Bharat Forge’s standalone net profit for the quarter ended December 2026 witnessed a nearly 17% year-on-year decrease, amounting to Rs 288 crore compared to Rs 346 crore in Q3 FY25. The standalone revenue from operations experienced a slight 0.6% decline to Rs 2,083.7 crore in Q3 FY26, as per the company’s stock exchange filing. On a consolidated basis, the company’s revenue surged by 25% year-on-year to Rs 4,343 crore, up from Rs 3,476 crore in the previous year.
The net profit on a consolidated basis also saw a rise of 28.2% to Rs 273 crore from Rs 213 crore in the corresponding quarter of the last financial year. Bharat Forge mentioned that the quarterly figures included a one-time cost of Rs 55.7 crore, impacting the margins. Earnings before interest, tax, depreciation, and amortization (EBITDA) grew by 20% to Rs 750 crore from Rs 624 crore a year ago, although the EBITDA margin decreased to 17.3% from 18% in the same quarter of the previous financial year.
The Board of Directors announced an interim dividend of Rs 2 per equity share of face value Rs 2 each, representing a 100% payout on the face value.
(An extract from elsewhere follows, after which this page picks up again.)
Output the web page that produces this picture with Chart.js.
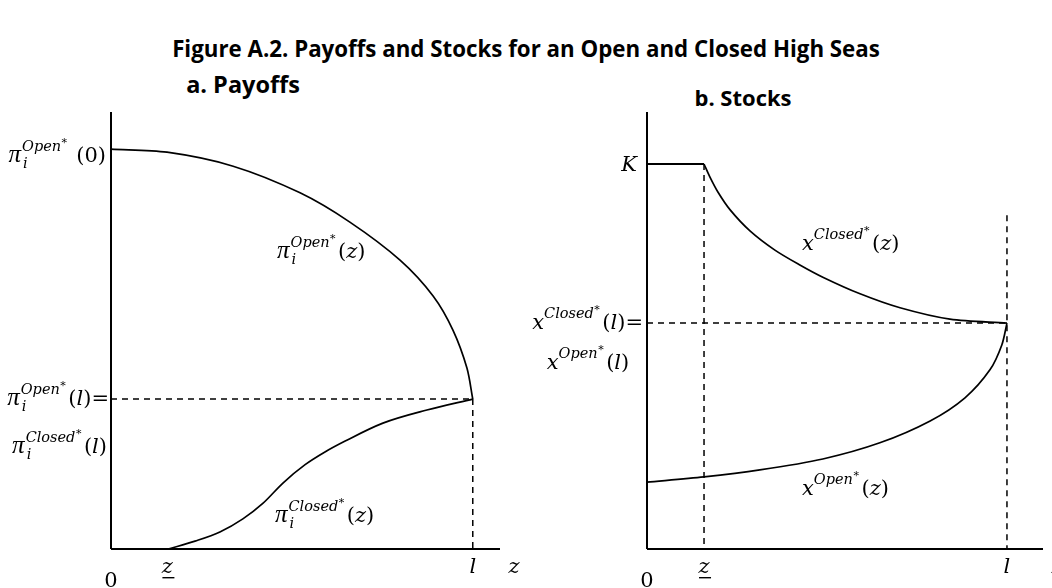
<!DOCTYPE html>
<html>
<head>
<meta charset="utf-8">
<script src="https://cdn.jsdelivr.net/npm/chart.js@4.4.0/dist/chart.umd.min.js"></script>
<style>
  body { margin: 0; background: #fff; width: 1052px; height: 588px; overflow: hidden; position: relative; }
  .ttl { position: absolute; font-family: 'Open Sans', sans-serif; font-weight: 700; color: #000; white-space: nowrap; line-height: 1; }
  canvas { position: absolute; top: 0; }
</style>
</head>
<body>
<div class="ttl" id="main-title" style="left:0;width:1052px;text-align:center;top:38px;font-size:22.3px">Figure A.2. Payoffs and Stocks for an Open and Closed High Seas</div>
<div class="ttl" style="left:143px;width:200px;text-align:center;top:73px;font-size:23.5px">a. Payoffs</div>
<div class="ttl" style="left:643px;width:200px;text-align:center;top:86px;font-size:22px">b. Stocks</div>
<div style="position:absolute;left:0;top:0;width:526px;height:588px"><canvas id="chart-payoffs"></canvas></div>
<div style="position:absolute;left:520px;top:0;width:532px;height:588px"><canvas id="chart-stocks"></canvas></div>
<script>
// Payoffs and stocks, open vs closed high seas (schematic, axis units 0..10)

const X_MAX = 10;
const Y_MAX = 10;

// a. Payoffs
const payoffZLow = 1.45;
const payoffL = 9.3;
const payoffOpenZ = [0, 1.44, 3.14, 4.86, 6.14, 7.43, 8.28, 8.79, 9.15, 9.3];
const payoffOpenV = [9.15, 9.08, 8.76, 8.15, 7.48, 6.61, 5.79, 5.01, 4.14, 3.43];
const payoffClosedZ = [1.47, 2.16, 2.80, 3.39, 3.91, 4.42, 4.99, 5.50, 6.02, 6.99, 8.12, 9.3];
const payoffClosedV = [0, 0.18, 0.39, 0.69, 1.05, 1.51, 1.93, 2.22, 2.47, 2.88, 3.18, 3.43];

// b. Stocks
const stockK = 8.81;
const stockZLow = 1.44;
const stockL = 9.09;
const stockLTop = 7.64;
const stockClosedZ = [1.44, 1.59, 1.79, 2.10, 2.60, 3.23, 3.86, 4.44, 5.38, 6.39, 7.65, 9.09];
const stockClosedV = [8.81, 8.51, 8.17, 7.76, 7.28, 6.84, 6.50, 6.22, 5.84, 5.52, 5.26, 5.17];
const stockOpenZ = [0, 1.44, 2.85, 4.44, 5.88, 7.15, 8.03, 8.66, 8.96, 9.09];
const stockOpenV = [1.53, 1.65, 1.81, 2.06, 2.43, 2.93, 3.46, 4.10, 4.67, 5.17];

const pts = (xs, ys) => xs.map((x, i) => ({ x, y: ys[i] }));

const MATH_FONT = '"DejaVu Serif", "Liberation Serif", serif';
const mfont = (it, sz, fam) => `${it ? 'italic ' : ''}${sz}px ${fam || MATH_FONT}`;
const BASE = 21, SMALL = 14.5;

function runMath(ctx, parts, x0, y, draw) {
  let x = x0;
  for (const p of parts) {
    if (p.sup != null || p.sub != null) {
      let w = 0, ws = 0;
      if (p.sup) {
        ctx.font = mfont(true, SMALL);
        if (draw) ctx.fillText(p.sup, x, y - 11);
        w = ctx.measureText(p.sup).width;
        ctx.font = mfont(false, 11);
        if (draw) ctx.fillText('*', x + w + 0.5, y - 16);
        w += ctx.measureText('*').width + 1;
      }
      if (p.sub) {
        ctx.font = mfont(true, SMALL);
        if (draw) ctx.fillText(p.sub, x + 1, y + 6);
        ws = ctx.measureText(p.sub).width + 1;
      }
      x += Math.max(w, ws) + 2;
    } else {
      ctx.font = p.t === 'π' ? mfont(true, 25, '"Liberation Serif", serif') : mfont(p.it, BASE);
      if (draw) ctx.fillText(p.t, x, y);
      x += ctx.measureText(p.t).width + (p.t === 'π' ? 1 : 0);
    }
  }
  return x - x0;
}

function drawMath(ctx, parts, x, y, align) {
  const w = runMath(ctx, parts, 0, y, false);
  const sx = align === 'right' ? x - w : align === 'center' ? x - w / 2 : x;
  runMath(ctx, parts, sx, y, true);
}

function symLabel(sym, sub, sup, arg, tail) {
  const parts = [{ t: sym, it: true }, { sup, sub }];
  if (arg === '0') parts.push({ t: ' (0)', it: false });
  else parts.push({ t: '(', it: false }, { t: arg, it: true }, { t: ')', it: false });
  if (tail) parts.push({ t: tail, it: false });
  return parts;
}

function axisTexts(ctx, X, Y, zLow, l) {
  ctx.fillStyle = '#000';
  ctx.textBaseline = 'alphabetic';
  ctx.textAlign = 'left';
  drawMath(ctx, [{ t: '0', it: false }], X(0), Y(0) + 38, 'center');
  drawMath(ctx, [{ t: 'z', it: true }], X(zLow), Y(0) + 24, 'center');
  ctx.fillRect(X(zLow) - 5, Y(0) + 28, 12, 1.4);
  drawMath(ctx, [{ t: 'l', it: true }], X(l), Y(0) + 24, 'center');
  drawMath(ctx, [{ t: 'z', it: true }], X(X_MAX) + 14, Y(0) + 24, 'center');
}

const payoffLabels = {
  id: 'payoffLabels',
  afterDatasetsDraw(chart) {
    const ctx = chart.ctx;
    const X = v => chart.scales.x.getPixelForValue(v);
    const Y = v => chart.scales.y.getPixelForValue(v);
    const yL = payoffOpenV[payoffOpenV.length - 1];
    ctx.save();
    ctx.fillStyle = '#000';
    drawMath(ctx, symLabel('π', 'i', 'Open', '0'), X(0) - 5, Y(payoffOpenV[0]) + 13, 'right');
    drawMath(ctx, symLabel('π', 'i', 'Open', 'l', '='), X(0) - 2, Y(yL) + 6, 'right');
    drawMath(ctx, symLabel('π', 'i', 'Closed', 'l'), X(0) - 4, Y(yL) + 54, 'right');
    drawMath(ctx, symLabel('π', 'i', 'Open', 'z'), X(0) + 166, Y(0) - 291, 'left');
    drawMath(ctx, symLabel('π', 'i', 'Closed', 'z'), X(0) + 164, Y(0) - 27, 'left');
    axisTexts(ctx, X, Y, payoffZLow, payoffL);
    ctx.restore();
  }
};

const stockLabels = {
  id: 'stockLabels',
  afterDatasetsDraw(chart) {
    const ctx = chart.ctx;
    const X = v => chart.scales.x.getPixelForValue(v);
    const Y = v => chart.scales.y.getPixelForValue(v);
    const yL = stockClosedV[stockClosedV.length - 1];
    ctx.save();
    ctx.fillStyle = '#000';
    drawMath(ctx, [{ t: 'K', it: true }], X(0) - 10, Y(stockK) + 7, 'right');
    drawMath(ctx, [{ t: 'x', it: true }, { sup: 'Closed' }, { t: '(', it: false }, { t: 'l', it: true }, { t: ')=', it: false }], X(0) - 4, Y(yL) + 6, 'right');
    drawMath(ctx, [{ t: 'x', it: true }, { sup: 'Open' }, { t: '(', it: false }, { t: 'l', it: true }, { t: ')', it: false }], X(0) - 59, Y(yL) + 46, 'center');
    drawMath(ctx, [{ t: 'x', it: true }, { sup: 'Closed' }, { t: '(', it: false }, { t: 'z', it: true }, { t: ')', it: false }], X(0) + 155, Y(0) - 299, 'left');
    drawMath(ctx, [{ t: 'x', it: true }, { sup: 'Open' }, { t: '(', it: false }, { t: 'z', it: true }, { t: ')', it: false }], X(0) + 155, Y(0) - 54, 'left');
    axisTexts(ctx, X, Y, stockZLow, stockL);
    ctx.restore();
  }
};

const solid = (data, w, smooth) => ({
  data, borderColor: '#000', borderWidth: w, pointRadius: 0, showLine: true, clip: false,
  tension: smooth ? 0.3 : 0,
  cubicInterpolationMode: smooth === 'mono' ? 'monotone' : 'default',
});
const dashed = data => ({
  data, borderColor: '#000', borderWidth: 1.5, borderDash: [6, 5], pointRadius: 0, showLine: true, clip: false,
});

function chartOptions(padding) {
  return {
    responsive: true,
    maintainAspectRatio: false,
    animation: false,
    layout: { padding },
    plugins: { legend: { display: false }, tooltip: { enabled: false }, title: { display: false } },
    scales: {
      x: { type: 'linear', min: 0, max: X_MAX, display: false },
      y: { type: 'linear', min: 0, max: Y_MAX, display: false },
    },
  };
}

new Chart(document.getElementById('chart-payoffs'), {
  type: 'scatter',
  data: {
    datasets: [
      dashed([{ x: 0, y: payoffOpenV[payoffOpenV.length - 1] }, { x: payoffL, y: payoffOpenV[payoffOpenV.length - 1] }]),
      dashed([{ x: payoffL, y: payoffOpenV[payoffOpenV.length - 1] }, { x: payoffL, y: 0 }]),
      solid(pts(payoffOpenZ, payoffOpenV), 1.7, true),
      solid(pts(payoffClosedZ, payoffClosedV), 1.7, 'mono'),
      solid([{ x: 0, y: 0 }, { x: 0, y: Y_MAX }], 2, false),
      solid([{ x: 0, y: 0 }, { x: X_MAX, y: 0 }], 2, false),
    ]
  },
  options: chartOptions({ left: 111, right: 26, top: 112, bottom: 39 }),
  plugins: [payoffLabels],
});

new Chart(document.getElementById('chart-stocks'), {
  type: 'scatter',
  data: {
    datasets: [
      dashed([{ x: stockZLow, y: stockK }, { x: stockZLow, y: 0 }]),
      dashed([{ x: 0, y: stockClosedV[stockClosedV.length - 1] }, { x: stockL, y: stockClosedV[stockClosedV.length - 1] }]),
      dashed([{ x: stockL, y: stockLTop }, { x: stockL, y: 0 }]),
      solid([{ x: 0, y: stockK }, { x: stockZLow, y: stockK }], 1.8, false),
      solid(pts(stockClosedZ, stockClosedV), 1.7, true),
      solid(pts(stockOpenZ, stockOpenV), 1.7, true),
      solid([{ x: 0, y: 0 }, { x: 0, y: Y_MAX }], 2, false),
      solid([{ x: 0, y: 0 }, { x: X_MAX, y: 0 }], 2, false),
    ]
  },
  options: chartOptions({ left: 127, right: 9, top: 112, bottom: 39 }),
  plugins: [stockLabels],
});
</script>
</body>
</html>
The dividend is scheduled to be paid on or before March 12, 2026, with the record date set as February 18, 2026. B. N. Kalyani, the Chairman and Managing Director of Bharat Forge, attributed the results to the impact of de-stocking in the North American commercial vehicle market, while noting the strong growth in the domestic automotive business and the successful execution of the defense order book that supported the overall performance.
Standalone revenue on a sequential basis increased by 7% quarter-on-quarter to Rs 2,084 crore. EBITDA also rose by 4.6% to Rs 569 crore, with margins at 27.3%. However, export revenue declined by 3% sequentially, with auto exports dropping by 13% despite a growth of 11% in industrial exports.